By MICHAEL PERKINS
WE’VE ALL SEEN THEM: signs, designed for a set purpose, repurposed by accident or intention into very different messages. They are everywhere: the “deer crossing” warning that is riddled with shotgun holes: the speed limit posting that gets spray-painted a few mph higher than what the law allows: the red diamond where the word “racism” is added to the word “stop”. For photographers, observing the environment is more than adding our own interpretation: it’s also noticing the way messages are modified by others, and chronicling the effect of it all.
Humans are highly adaptive, and if a sign isn’t working for them, they’ll set about to make it right, or at least put it in sync with their view of the world. But not all these revisions are vandalistic in nature. Certainly signs are morphed as pure commentary, but they are also messages of urgency, protests against official injustice, cries for help. In all cases, to show them in photographs is to acknowledge the passions behind the revisions.
And then there are the signs that nature itself takes a hand in reshaping. Wear and tear can render warnings and advisories ironic, even useless. Is a stencil symbolizing a handicapped parking space subject to reinterpretation, once it’s been weathered into abstraction, as seen here? If a safety zone sign is smashed by one careless car too many, are we seeing a good argument for further civic action? Street photography is partly about people and partly about how people fit (or don’t fit) into the infrastructures of their lives. Sometimes, of course, we can try a little too hard to make sense of it all. I recall, decades ago, during the making of one of my many ill-advised student films, falling in love with a particular EXIT sign and deciding that I should shoot enough movie film to edit a shot of it into multiple mileposts of my magnum opus.

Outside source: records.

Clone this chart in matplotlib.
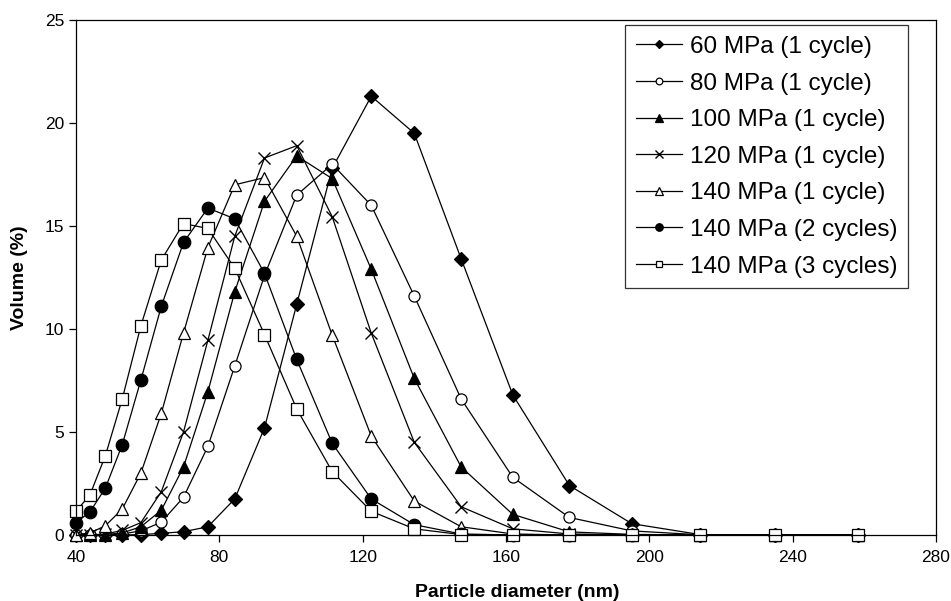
import matplotlib
matplotlib.use("Agg")
from matplotlib import pyplot as plt

plt.rcParams['font.family'] = ['Liberation Sans', 'DejaVu Sans']

# particle size classes (nm)
diameter = [40.0, 43.9, 48.2, 52.9, 58.1, 63.8, 70.0, 76.8, 84.3, 92.6, 101.6,
            111.5, 122.4, 134.4, 147.5, 161.9, 177.7, 195.1, 214.2, 235.1, 258.1]

mpa60_1 = [0, 0, 0, 0, 0.02, 0.08, 0.16, 0.4, 1.75, 5.2, 11.2,
           17.8, 21.3, 19.5, 13.4, 6.8, 2.4, 0.55, 0.02, 0, 0]
mpa80_1 = [0, 0, 0, 0.05, 0.2, 0.62, 1.83, 4.3, 8.2, 12.6, 16.5,
           18.0, 16.0, 11.6, 6.6, 2.8, 0.85, 0.2, 0.01, 0, 0]
mpa100_1 = [0, 0, 0.02, 0.1, 0.4, 1.2, 3.3, 6.95, 11.8, 16.2, 18.4,
            17.3, 12.9, 7.6, 3.3, 1.0, 0.15, 0.03, 0, 0, 0]
mpa120_1 = [0, 0, 0.05, 0.22, 0.6, 2.1, 5.0, 9.45, 14.5, 18.3, 18.9,
            15.45, 9.8, 4.5, 1.37, 0.3, 0.05, 0, 0, 0, 0]
mpa140_1 = [0.02, 0.1, 0.45, 1.26, 3.0, 5.9, 9.8, 13.95, 17.0, 17.35, 14.5,
            9.7, 4.8, 1.65, 0.4, 0.05, 0, 0, 0, 0, 0]
mpa140_2 = [0.6, 1.12, 2.28, 4.38, 7.52, 11.1, 14.2, 15.87, 15.35, 12.7, 8.52,
            4.45, 1.75, 0.5, 0.05, 0, 0, 0, 0, 0, 0]
mpa140_3 = [1.15, 1.95, 3.85, 6.6, 10.15, 13.35, 15.12, 14.88, 12.95, 9.73, 6.12,
            3.08, 1.15, 0.3, 0.02, 0, 0, 0, 0, 0, 0]

labels = ['60 MPa (1 cycle)', '80 MPa (1 cycle)', '100 MPa (1 cycle)',
          '120 MPa (1 cycle)', '140 MPa (1 cycle)', '140 MPa (2 cycles)',
          '140 MPa (3 cycles)']
series = [mpa60_1, mpa80_1, mpa100_1, mpa120_1, mpa140_1, mpa140_2, mpa140_3]

styles = [
    dict(marker='D', markersize=7.5, markerfacecolor='black'),
    dict(marker='o', markersize=8, markerfacecolor='white'),
    dict(marker='^', markersize=9, markerfacecolor='black'),
    dict(marker='x', markersize=9, markeredgewidth=1.0),
    dict(marker='^', markersize=9, markerfacecolor='white'),
    dict(marker='o', markersize=9, markerfacecolor='black'),
    dict(marker='s', markersize=8, markerfacecolor='white'),
]

fig = plt.figure(figsize=(9.51, 6.01), dpi=100)
ax = fig.add_axes([76 / 951, 1 - 535 / 601, 860 / 951, 515 / 601])

for vals, lab, st in zip(series, labels, styles):
    ax.plot(diameter, vals, color='black', linewidth=0.9,
            markeredgecolor='black', markeredgewidth=st.pop('markeredgewidth', 0.9),
            label=lab, clip_on=False, **st)

ax.set_xlim(40, 280)
ax.set_ylim(0, 25)
ax.set_xticks(range(40, 281, 40))
ax.set_yticks(range(0, 26, 5))
ax.tick_params(direction='out', length=5, width=0.9, labelsize=12.5, colors='black')
ax.tick_params(axis='x', pad=6)
for sp in ax.spines.values():
    sp.set_linewidth(0.9)
    sp.set_color('black')

ax.set_xlabel('Particle diameter (nm)', fontsize=14, fontweight='bold')
ax.xaxis.set_label_coords(0.513, -0.095)
ax.set_ylabel('Volume (%)', fontsize=14, fontweight='bold', labelpad=12)

leg = ax.legend(loc='upper right', bbox_to_anchor=(908 / 951, 1 - 25 / 601),
                bbox_transform=fig.transFigure, fontsize=17.5, frameon=True,
                fancybox=False, edgecolor='black', markerscale=0.6,
                handlelength=1.9, handletextpad=0.3, borderpad=0.45,
                labelspacing=0.6, borderaxespad=0)
leg.get_frame().set_linewidth(0.9)

fig.savefig('out.png', dpi=100)
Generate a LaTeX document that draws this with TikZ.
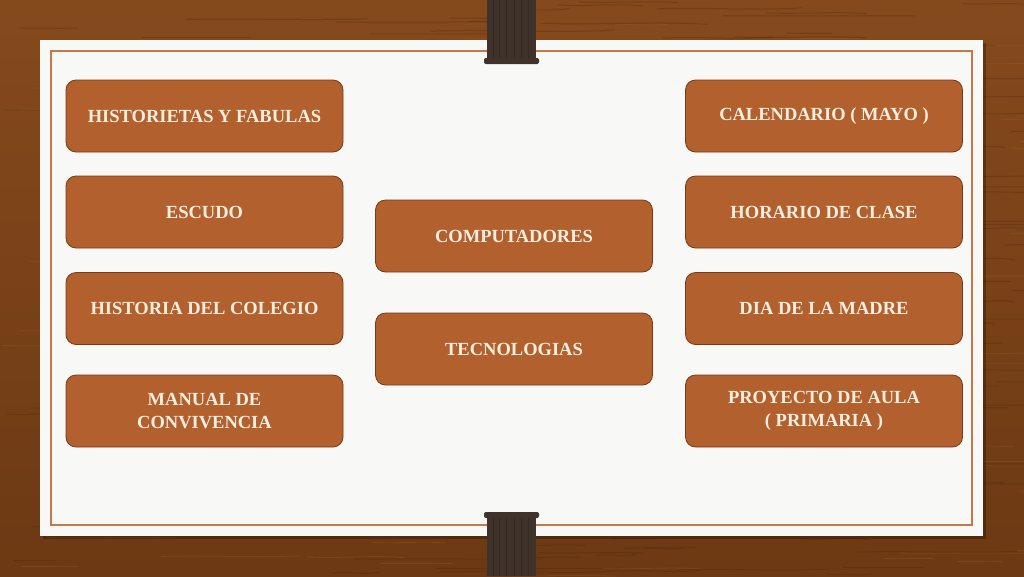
\documentclass[tikz,border=0pt]{standalone}
\usepackage{fontspec}
\setmainfont{Liberation Serif}
\definecolor{woodA}{HTML}{854A1C}
\definecolor{woodB}{HTML}{6C3914}
\definecolor{grain}{HTML}{4A240C}
\definecolor{grainlight}{HTML}{A0622C}
\definecolor{cardcol}{HTML}{F8F8F7}
\definecolor{trim}{HTML}{C47A48}
\definecolor{boxfill}{HTML}{B2602E}
\definecolor{boxline}{HTML}{7A3A18}
\definecolor{boxtext}{HTML}{F8EEDF}
\definecolor{clipcol}{HTML}{3E322A}
\definecolor{cliplinecol}{HTML}{352A23}
\tikzset{
  item/.style={draw=boxline, line width=0.8pt, fill=boxfill, rounded corners=10pt,
    minimum width=277pt, minimum height=72pt, inner sep=0pt, align=center,
    text=boxtext, font=\bfseries\fontsize{18.5}{23}\selectfont},
  grainline/.style={draw=grain, line width=1pt, opacity=0.3},
  grainlite/.style={draw=grainlight, line width=0.8pt, opacity=0.3},
  clipbody/.style={fill=clipcol},
  clipstripe/.style={draw=cliplinecol, line width=0.5pt},
}
\begin{document}
\begin{tikzpicture}[x=1pt,y=-1pt]
\useasboundingbox (0,0) rectangle (1024,576);
% wood background
\shade[top color=woodA, bottom color=woodB] (0,0) rectangle (1024,576);
\pgfmathsetseed{7}
\foreach \i in {1,...,260}{
  \pgfmathsetmacro{\gx}{rnd*1024}
  \pgfmathsetmacro{\gy}{rnd*576}
  \pgfmathsetmacro{\gl}{40+rnd*160}
  \pgfmathsetmacro{\gs}{(rnd-0.5)*6}
  \draw[grainline] (\gx,\gy) .. controls (\gx+\gl/3,\gy+\gs) and (\gx+2*\gl/3,\gy-\gs) .. (\gx+\gl,\gy+\gs/2);
}
\foreach \i in {1,...,120}{
  \pgfmathsetmacro{\gx}{rnd*1024}
  \pgfmathsetmacro{\gy}{rnd*576}
  \pgfmathsetmacro{\gl}{30+rnd*120}
  \pgfmathsetmacro{\gs}{(rnd-0.5)*5}
  \draw[grainlite] (\gx,\gy) .. controls (\gx+\gl/3,\gy+\gs) and (\gx+2*\gl/3,\gy-\gs) .. (\gx+\gl,\gy+\gs/2);
}
% card
\fill[black, opacity=0.25] (43,43) rectangle (986,539);
\fill[cardcol] (40,40) rectangle (983,536);
\draw[trim, line width=1.3pt] (51,51) rectangle (972,525);
% clips
\path[clipbody] (487,0) rectangle (536,62);
\path[clipbody, rounded corners=2pt] (484,58) rectangle (539,64);
\foreach \xx in {493,499,506,514,521,528}{\draw[clipstripe] (\xx,0) -- (\xx,58);}
\path[clipbody] (487,513) rectangle (536,576);
\path[clipbody, rounded corners=2pt] (484,512) rectangle (539,518);
\foreach \xx in {493,499,506,514,521,528}{\draw[clipstripe] (\xx,518) -- (\xx,576);}
% boxes
\node[item] (hist) at (204.5,116) {HISTORIETAS Y FABULAS};
\node[item] (escudo) at (204.5,212) {ESCUDO};
\node[item] (colegio) at (204.5,308.5) {HISTORIA DEL COLEGIO};
\node[item] (manual) at (204.5,411) {MANUAL DE\\CONVIVENCIA};
\node[item] (comp) at (514,236) {COMPUTADORES};
\node[item] (tecno) at (514,349) {TECNOLOGIAS};
\node[item] (cal) at (824,116) {CALENDARIO ( MAYO )};
\node[item] (horario) at (824,212) {HORARIO DE CLASE};
\node[item] (madre) at (824,308.5) {DIA DE LA MADRE};
\node[item] (proy) at (824,411) {PROYECTO DE AULA\\( PRIMARIA )};
\end{tikzpicture}
\end{document}
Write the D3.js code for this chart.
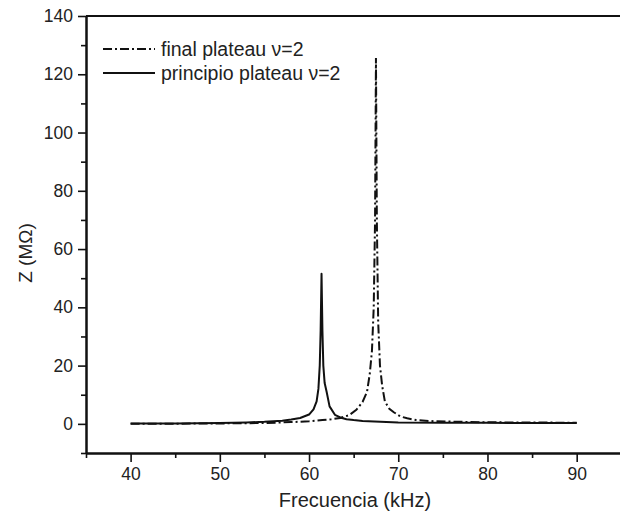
<!DOCTYPE html>
<html>
<head>
<meta charset="utf-8">
<script src="https://cdn.jsdelivr.net/npm/d3@7"></script>
<style>
  html, body { margin: 0; padding: 0; background: #fff; }
  svg { display: block; }
  text { font-family: "Liberation Sans", Arial, sans-serif; fill: #222; }
</style>
</head>
<body>
<svg id="chart" width="620" height="521"></svg>
<script>
// ---- Data ----
const finalFreq = [40, 45, 50, 55, 58, 60, 61.5, 62.5, 63.5, 64.5, 65.3, 66, 66.5, 66.8, 67.05, 67.25, 67.4, 67.5, 67.6, 67.75, 67.95, 68.2, 68.5, 69, 69.5, 70.2, 71, 72, 74, 77, 80, 85, 90];
const finalZ    = [0.0, 0.05, 0.15, 0.3, 0.6, 0.9, 1.3, 1.6, 2.0, 3.0, 4.8, 7.5, 11, 17, 25, 40, 70, 125.6, 70, 35, 20, 13, 7.7, 5.2, 4.0, 2.6, 1.9, 1.3, 0.9, 0.7, 0.55, 0.45, 0.4];

const principioFreq = [40, 45, 50, 53, 55, 57, 58, 59, 60, 60.5, 60.85, 61.05, 61.2, 61.3, 61.4, 61.5, 61.6, 61.75, 61.97, 62.3, 62.9, 63.5, 64.2, 65, 66, 68, 70, 75, 80, 85, 90];
const principioZ    = [0.1, 0.15, 0.3, 0.5, 0.7, 1.1, 1.5, 2.0, 3.2, 5.0, 7.7, 12, 20, 32, 51.5, 32, 20, 14, 11, 6, 3.1, 2.2, 1.6, 1.3, 1.0, 0.7, 0.5, 0.4, 0.35, 0.3, 0.3];

const xMajorTicks = [40, 50, 60, 70, 80, 90];
const xMinorTicks = [35, 45, 55, 65, 75, 85];
const yMajorTicks = [0, 20, 40, 60, 80, 100, 120, 140];
const yMinorTicks = [-10, 10, 30, 50, 70, 90, 110, 130];

const seriesNames = ["final plateau \u03BD=2", "principio plateau \u03BD=2"];
const xTitle = "Frecuencia (kHz)";
const yTitle = "Z (M\u03A9)";

// ---- Layout ----
const svg = d3.select("#chart");
const mLeft = 86, mRight = 621.3, mTop = 16, mBottom = 453;

const x = d3.scaleLinear().domain([35, 95]).range([mLeft, mRight]);
const y = d3.scaleLinear().domain([-10, 140]).range([mBottom, mTop]);

// Curves
const line = d3.line().x(d => x(d[0])).y(d => y(d[1]));
const finalData = finalFreq.map((f, i) => [f, finalZ[i]]);
const principioData = principioFreq.map((f, i) => [f, principioZ[i]]);

svg.append("path").datum(principioData)
  .attr("d", line).attr("fill", "none").attr("stroke", "#111")
  .attr("stroke-width", 2).attr("stroke-linejoin", "round");

svg.append("path").datum(finalData)
  .attr("d", line).attr("fill", "none").attr("stroke", "#111")
  .attr("stroke-width", 2).attr("stroke-dasharray", "9,3,2,3");

// Axes
const axisColor = "#111";
const yAxis = svg.append("g").attr("transform", `translate(${mLeft},0)`)
  .call(d3.axisLeft(y).tickValues(yMajorTicks).tickSize(8).tickSizeOuter(0).tickPadding(5));
const yMinor = svg.append("g").attr("transform", `translate(${mLeft},0)`)
  .call(d3.axisLeft(y).tickValues(yMinorTicks).tickSize(5).tickSizeOuter(0).tickFormat(""));
const xAxis = svg.append("g").attr("transform", `translate(0,${mBottom})`)
  .call(d3.axisBottom(x).tickValues(xMajorTicks).tickSize(9).tickSizeOuter(0).tickPadding(6));
const xMinor = svg.append("g").attr("transform", `translate(0,${mBottom})`)
  .call(d3.axisBottom(x).tickValues(xMinorTicks).tickSize(5).tickSizeOuter(0).tickFormat(""));

[yAxis, yMinor, xAxis, xMinor].forEach(g => {
  g.selectAll(".domain").attr("stroke", axisColor).attr("stroke-width", 2);
  g.selectAll(".tick line").attr("stroke", axisColor).attr("stroke-width", 1.6);
  g.selectAll(".tick text").style("font-family", "'Liberation Sans', Arial, sans-serif")
    .style("font-size", "17.5px").attr("fill", "#222");
});

// Top frame line
svg.append("line").attr("x1", mLeft).attr("x2", 620).attr("y1", y(140)).attr("y2", y(140))
  .attr("stroke", axisColor).attr("stroke-width", 2);

// Axis titles
svg.append("text").attr("x", 355).attr("y", 507).attr("text-anchor", "middle")
  .style("font-size", "20px").text(xTitle);
svg.append("text").attr("transform", "translate(32,253) rotate(-90)")
  .attr("text-anchor", "middle").style("font-size", "19px").text(yTitle);

// Legend
const legend = svg.append("g");
const legendDash = ["9,3,2,3", null];
seriesNames.forEach((name, i) => {
  const ly = 49 + i * 24;
  const l = legend.append("line").attr("x1", 103).attr("x2", 155).attr("y1", ly).attr("y2", ly)
    .attr("stroke", "#111").attr("stroke-width", 2);
  if (legendDash[i]) l.attr("stroke-dasharray", legendDash[i]);
  legend.append("text").attr("x", 161).attr("y", ly).attr("dy", "0.35em")
    .style("font-size", "19.5px").text(name);
});
</script>
</body>
</html>
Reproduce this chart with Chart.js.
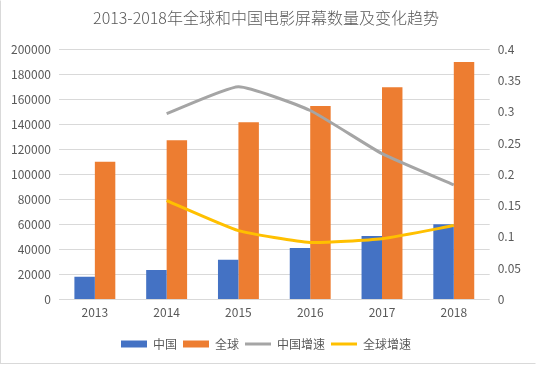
<!DOCTYPE html>
<html>
<head>
<meta charset="utf-8">
<script src="https://cdn.jsdelivr.net/npm/chart.js@4"></script>
<style>
  body { margin: 0; background: #fff; }
  #wrap { width: 534px; height: 362px; border: 1px solid #d9d9d9; border-top-color: #fff; border-right-color: #fff; }
</style>
</head>
<body>
<div id="wrap"><canvas id="chart" width="534" height="362"></canvas></div>
<script>
// data
let years = ['2013', '2014', '2015', '2016', '2017', '2018'];
let chinaScreens = [18195, 23600, 31627, 41179, 50776, 60079];
let globalScreens = [110000, 127200, 141600, 154600, 169600, 189700];
let chinaGrowth = [null, 0.297, 0.34, 0.302, 0.233, 0.183];
let globalGrowth = [null, 0.158, 0.11, 0.091, 0.097, 0.118];

const fontName = "'Noto Sans CJK SC', 'Noto Sans', sans-serif";
const textColor = '#595959';
const gridColor = '#d9d9d9';

const ctx = document.getElementById('chart').getContext('2d');

const chart = new Chart(ctx, {
    type: 'bar',
    data: {
        labels: years,
        datasets: [
            {
                label: '中国',
                data: chinaScreens,
                backgroundColor: '#4472c4',
                borderWidth: 0,
                pointStyle: 'rect',
                yAxisID: 'y',
                order: 1
            },
            {
                label: '全球',
                data: globalScreens,
                backgroundColor: '#ed7d31',
                borderWidth: 0,
                pointStyle: 'rect',
                yAxisID: 'y',
                order: 1
            },
            {
                type: 'line',
                label: '中国增速',
                data: chinaGrowth,
                borderColor: '#a5a5a5',
                backgroundColor: '#a5a5a5',
                borderWidth: 3,
                pointRadius: 0,
                pointStyle: 'line',
                tension: 0.15,
                yAxisID: 'y1',
                order: 0
            },
            {
                type: 'line',
                label: '全球增速',
                data: globalGrowth,
                borderColor: '#ffc000',
                backgroundColor: '#ffc000',
                borderWidth: 3,
                pointRadius: 0,
                pointStyle: 'line',
                tension: 0.15,
                yAxisID: 'y1',
                order: 0
            }
        ]
    },
    options: {
        responsive: false,
        animation: false,
        layout: { padding: { left: 2, right: 6, top: 4, bottom: 3 } },
        datasets: {
            bar: { categoryPercentage: 0.57, barPercentage: 1 }
        },
        plugins: {
            title: {
                display: true,
                text: '2013-2018年全球和中国电影屏幕数量及变化趋势',
                color: textColor,
                font: { family: fontName, size: 16, weight: 300 },
                padding: { top: 3, bottom: 22 }
            },
            legend: {
                position: 'bottom',
                labels: {
                    color: textColor,
                    font: { family: fontName, size: 12 },
                    usePointStyle: true,
                    pointStyleWidth: 26,
                    boxHeight: 7,
                    padding: 6,
                    sort: (a, b) => a.datasetIndex - b.datasetIndex
                }
            },
            tooltip: { enabled: false }
        },
        scales: {
            x: {
                grid: { display: false, drawTicks: false },
                border: { display: false },
                ticks: { color: textColor, font: { family: fontName, size: 12 }, padding: 6 },
                // empty title only keeps a gap between the year labels and the legend
                title: { display: true, text: ' ', font: { size: 1 }, padding: { top: 0, bottom: 5 } }
            },
            y: {
                position: 'left',
                min: 0,
                max: 200000,
                ticks: {
                    stepSize: 20000,
                    color: textColor,
                    font: { family: fontName, size: 12 },
                    padding: 8,
                    callback: v => String(v)
                },
                grid: { color: gridColor, drawTicks: false },
                border: { display: false }
            },
            y1: {
                position: 'right',
                min: 0,
                max: 0.4,
                ticks: {
                    stepSize: 0.05,
                    color: textColor,
                    font: { family: fontName, size: 12 },
                    padding: 8,
                    callback: v => String(Math.round(v * 100) / 100)
                },
                grid: { drawOnChartArea: false, drawTicks: false },
                border: { display: false }
            }
        }
    }
});
</script>
</body>
</html>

Sadly, the movie in question didn’t have much to conceptually hold it together beyond the occasional popping-up of the word EXIT between sequences. Truly, if I were hooked up to a polygraph I could prove that I remember nothing else about the project. However, I can still see that sign in my dreams/nightmares. Sometimes the magic works and sometimes it doesn’t.
All of which is to merely say that no sign registered by our cameras is ever just about what it “says”. It’s always evaluated within the context of what we want to say….or want to avoid saying. That is, we can never just take signs at their word. In the right hands, they have so much to say beyond that.
By MICHAEL PERKINS
SOME OF THE MOST UNIQUE CASUALTIES OF SO-CALLED URBAN PROGRESS, key parts of a city’s visual signature, are the everyday signs associated with local businesses, from the red neon over your local bar to the hand-painted address on your favorite eatery. Naturally, photographers have a big stake in the obliteration of any feature of the changing urban landscape, and there is a growing movement to treasure signage as symbols of identity in neighborhoods that are increasingly in danger of being genericized by fast-food and mega-retail chains.
Graphic designer Molly Woodward deserves a lot of credit for the attention now being paid to urban signage, and her website on what she calls vernacular typography contains essays and samples that illustrate what is being lost in town after town. Cities like New York that experience a faster-than-average turnover in area retail see signs for locally owned businesses vanish more frequently. And while it’s normal for mom-and-pop ventures to wink in and out of existence all the time, the chance for entire blocks to be graphically drenched in a candy coating of Starbucks logos is greater in major metropolitan areas.
Woodward’s web archive is rich in photographs of these disappearing urban signatures, and there is certainly a rich vein of source material for any enterprising city photographer. Signs help anchor neighborhoods, acting as mile markers, landmarks, and a more human scale of commerce. They remind us where we are, what our streets are all about. They mark where we grew up, what we wanted to be. The boundaries of our bailiwick. They are personal transactions. Meet me under the clock near the Chinese laundry. See you at 5 near the giant neon cheeseburger.
Shooting signs is an act of reportage; it’s correspondent work. And it’s no less important than photographing the ruins of an ancient cathedral or a portal on the Great Wall, since it’s a kind of archaeology. Many thanks to the Molly Woodwards of the world as they hold back the tide against a mindless homogenization of our streets. And thanks in turn to those who pick up her vibe and click away at the Acmes and Ajaxes in their own towns, often just steps ahead of the wrecking ball.